In acknowledging the decision to sell, TMW Asset Manager Karen Waldon says the firm simply decided the timing was optimal, especially after a successful leasing program that saw a venture capital firm pay an estimated $53 per sf to rent 23,000 sf in the building. “Based upon the rental rates we’ve achieved, we feel we’ve accomplished our mission as it pertains to our investors,” says Waldon. The building is now 100% leased.
The property at the corner of Exeter and Newbury Street has hosted a variety of operations over the years, although for decades it was primarily a fine arts movie house, which is why it is commonly referred to as the Exeter Street Theatre building. That use ended in 1984 when developer Jonathan Davis bought the building and converted it, amidst sharp criticism from preservationists, into a home goods store. The store quickly failed and was replaced in 1991 by a Waterstone’s Booksellers.
Waterstone’s remained in the building until last year, interrupted in the midst of its tenancy by a devastating fire that required a substantial rehab. The British-based bookstore chain then shocked everyone last year when company officials announced they were pulling all operations out of the United States.

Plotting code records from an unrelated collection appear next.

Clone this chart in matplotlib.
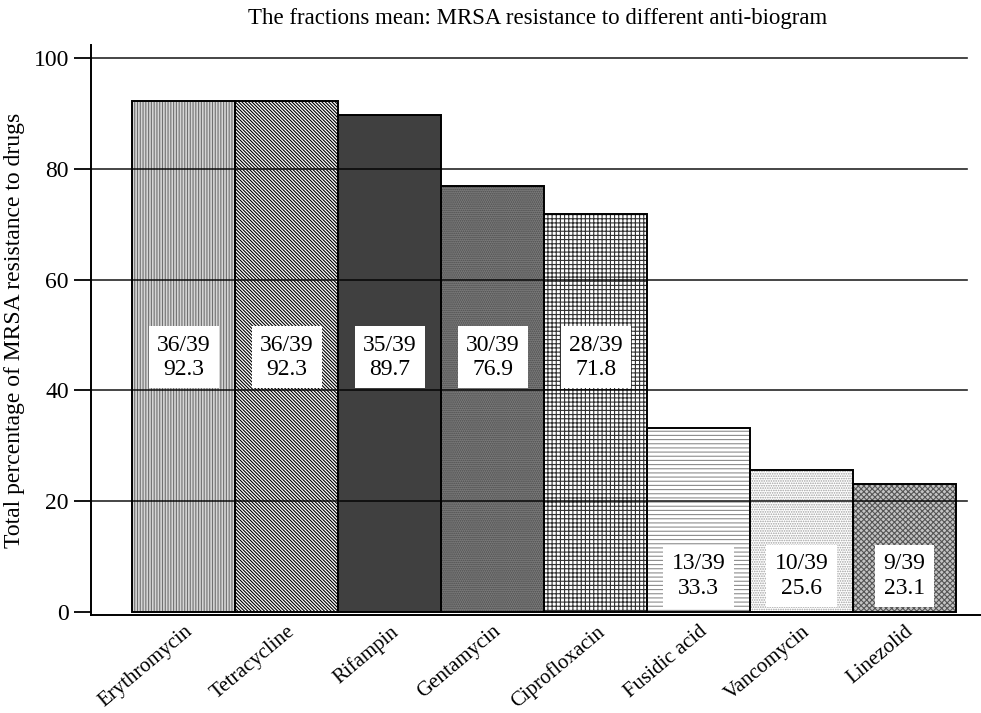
import matplotlib
matplotlib.use("Agg")
import matplotlib.pyplot as plt
import numpy as np

drugs = ["Erythromycin", "Tetracycline", "Rifampin", "Gentamycin",
         "Ciprofloxacin", "Fusidic acid", "Vancomycin", "Linezolid"]
resistant = [36, 36, 35, 30, 28, 13, 10, 9]
total = 39
percent = [92.3, 92.3, 89.7, 76.9, 71.8, 33.3, 25.6, 23.1]
yticks = [0, 20, 40, 60, 80, 100]

# fill, hatch, hatch colour per bar
styles = [
    ("#d6d6d6", "||||||", "#707070"),
    ("white", "\\\\\\\\\\\\\\\\\\\\", "black"),
    ("#404040", None, "#404040"),
    ("#7c7c7c", "........", "#4a4a4a"),
    ("white", "++++", "#303030"),
    ("white", "----", "#8c8c8c"),
    ("white", ".......", "#a0a0a0"),
    ("#c4c4c4", "xxxxxx", "#555555"),
]

plt.rcParams["font.family"] = ["Liberation Serif", "DejaVu Serif"]
plt.rcParams["hatch.linewidth"] = 0.8

fig = plt.figure(figsize=(9.81, 7.13), dpi=100)
ax = fig.add_axes([0.0928, 0.1374, 0.907, 0.7995])

x = np.arange(len(drugs))
for xi, val, (fc, hatch, hc) in zip(x, percent, styles):
    ax.bar(xi, val, width=1.0, color=fc, hatch=hatch, edgecolor=hc,
           linewidth=0, zorder=2)
ax.bar(x, percent, width=1.0, fill=False, edgecolor="black",
       linewidth=1.4, zorder=3)

for xi, val, n in zip(x, percent, resistant):
    ty = 46 if val > 50 else 6.5
    ax.text(xi, ty, f"{n}/{total}\n{val:.1f}", ha="center", va="center",
            fontsize=17, linespacing=1.2, zorder=5,
            bbox=dict(boxstyle="square,pad=0.35", facecolor="white",
                      edgecolor="none"))

ax.set_xlim(-0.9, 7.74)
ax.set_ylim(-0.54, 102.35)
ax.set_yticks(yticks)
ax.set_yticklabels([str(t) for t in yticks], fontsize=17)
for t in yticks[1:]:
    ax.axhline(t, xmax=0.985, color="black", linewidth=1.2, alpha=0.85,
               zorder=4)

ax.set_xticks(x)
ax.set_xticklabels(drugs, rotation=40, ha="right", rotation_mode="anchor",
                   fontsize=15)
ax.tick_params(axis="x", length=0, pad=5)
ax.tick_params(axis="y", length=12, width=1.3, direction="out", pad=4)

for side in ("top", "right"):
    ax.spines[side].set_visible(False)
ax.spines["left"].set_linewidth(1.4)
ax.spines["bottom"].set_linewidth(1.4)

ax.set_ylabel("Total percentage of MRSA resistance to drugs", fontsize=17,
              labelpad=6)
fig.text(0.548, 0.974, "The fractions mean: MRSA resistance to different anti-biogram",
         ha="center", va="center", fontsize=16.5)

fig.savefig("out.png", dpi=100)
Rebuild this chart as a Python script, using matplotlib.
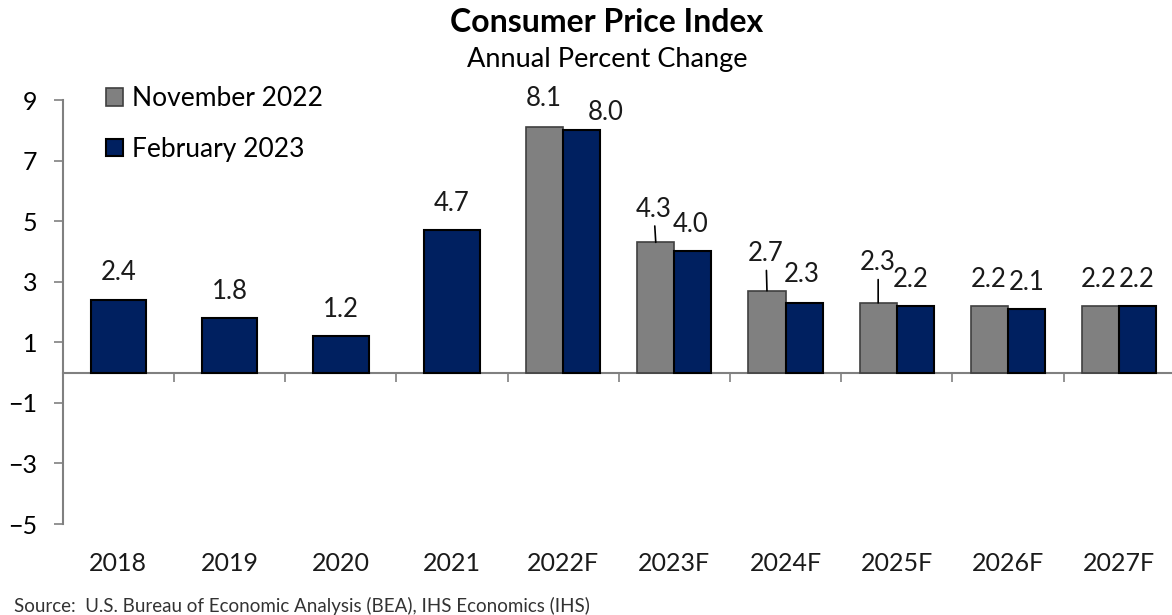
import matplotlib.pyplot as plt
import matplotlib.transforms as mtransforms

years = ['2018', '2019', '2020', '2021', '2022F', '2023F', '2024F', '2025F', '2026F', '2027F']
feb_2023 = [2.4, 1.8, 1.2, 4.7, 8.0, 4.0, 2.3, 2.2, 2.1, 2.2]
nov_2022 = [None, None, None, None, 8.1, 4.3, 2.7, 2.3, 2.2, 2.2]

# label nudges in pixels (Excel labels were dragged by hand)
feb_offsets = [(0, 27)] * 4 + [(24, 18), (-2, 27), (-2, 28), (-5, 26), (0, 26), (-1, 26)]
nov_offsets = [None] * 4 + [(-1, 29), (-2, 33), (-1, 37), (0, 40), (-1, 26), (-2, 26)]
leader = [False] * 5 + [True, True, True, False, False]

GREY = '#808080'
NAVY = '#002060'

plt.rcParams['font.family'] = ['Lato', 'DejaVu Sans']

fig = plt.figure(figsize=(11.72, 6.15), dpi=100)
ax = fig.add_axes([62.7 / 1172, 1 - 524 / 615, 1112 / 1172, 424 / 615])


def add_label(x, y, text, offset, line=False):
    props = None
    if line:
        props = dict(arrowstyle='-', color='black', lw=1.2, shrinkA=1, shrinkB=0)
    ax.annotate(text, xy=(x, y), xytext=offset, textcoords='offset pixels',
                ha='center', va='center', fontsize=18.5, color='#1a1a1a',
                arrowprops=props)


for i, year in enumerate(years):
    if nov_2022[i] is None:
        ax.bar(i, feb_2023[i], width=0.5, color=NAVY, edgecolor='black', linewidth=1.5, zorder=3,
               label='February 2023' if i == 0 else None)
        add_label(i, feb_2023[i], f'{feb_2023[i]:.1f}', feb_offsets[i])
    else:
        w = 1 / 3
        ax.bar(i - w / 2, nov_2022[i], width=w, color=GREY, edgecolor='#404040', linewidth=1.2, zorder=3,
               label='November 2022' if i == 4 else None)
        ax.bar(i + w / 2, feb_2023[i], width=w, color=NAVY, edgecolor='black', linewidth=1.5, zorder=3)
        add_label(i - w / 2, nov_2022[i], f'{nov_2022[i]:.1f}', nov_offsets[i], leader[i])
        add_label(i + w / 2, feb_2023[i], f'{feb_2023[i]:.1f}', feb_offsets[i])

ax.set_xlim(-0.5, len(years) - 0.5)
ax.set_ylim(-5, 9)
ax.set_yticks(range(-5, 10, 2))
ax.tick_params(axis='y', direction='out', length=6.5, width=1.2, color=GREY, pad=12, labelsize=18)

ax.spines['top'].set_visible(False)
ax.spines['right'].set_visible(False)
ax.spines['left'].set_color(GREY)
ax.spines['left'].set_linewidth(1.5)
ax.spines['bottom'].set_position(('data', 0))
ax.spines['bottom'].set_color(GREY)
ax.spines['bottom'].set_linewidth(1.5)
ax.set_xticks([i + 0.5 for i in range(len(years) - 1)])
ax.tick_params(axis='x', direction='out', length=6.5, width=1.2, color=GREY, labelbottom=False)

# category labels sit at the bottom of the plot, not on the zero line
trans = mtransforms.blended_transform_factory(ax.transData, ax.transAxes)
for i, year in enumerate(years):
    ax.text(i, -0.094, year, transform=trans, ha='center', va='center', fontsize=18, color='#1a1a1a')

handles, labels = ax.get_legend_handles_labels()
order = [labels.index('November 2022'), labels.index('February 2023')]
ax.legend([handles[k] for k in order], [labels[k] for k in order], loc='upper left',
          bbox_to_anchor=(0.018, 1.088), frameon=False, fontsize=19, handlelength=0.64,
          handleheight=0.64, handletextpad=0.34, labelspacing=0.95)

fig.text(607 / 1172, 1 - 22 / 615, 'Consumer Price Index', ha='center', va='center',
         fontsize=23, fontweight='bold')
fig.text(607 / 1172, 1 - 60 / 615, 'Annual Percent Change', ha='center', va='center', fontsize=19.5)
fig.text(14 / 1172, 1 - 606 / 615, 'Source:  U.S. Bureau of Economic Analysis (BEA), IHS Economics (IHS)',
         ha='left', va='center', fontsize=13.5, color='#333333')

fig.savefig('out.png', dpi=100)
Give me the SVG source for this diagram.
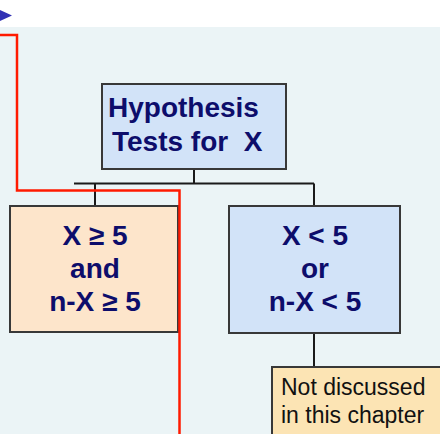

The building’s incarnation as an office building is partly a result of the Back Bay’s tight office market, says Waldon. Mark Browne of Browne Realty Advisors adds that the venture capital firm, Idealab!, was not interested in a rank-and-file office tower in which to stake its claim in the local market. “It’s a high rent, but they are getting a signature building, which is what they want,” says Browne. Idealab! is said to be paying more than $100 per sf for tenant fit-out, with plans to move into the property next month.
Representing German institutions and wealthy individual investors, TMW has been one of the most active foreign investment groups in the Boston market. The company has been buying property in the Hub for the past 15 years, with Waldon explaining that her firm’s clients are typically looking for a 24-hour city with barriers to entry. Boston qualifies, she says, because of the onerous permitting process and lack of developable land.
TMW currently owns six buildings in the Back Bay, including five on Newbury Street, a nine-block thoroughfare that today sports some of the highest retail rents in the country. “Newbury Street has been very kind to us,” says Waldon, adding that many overseas investors are familiar with the street and its popularity among high-end shoppers.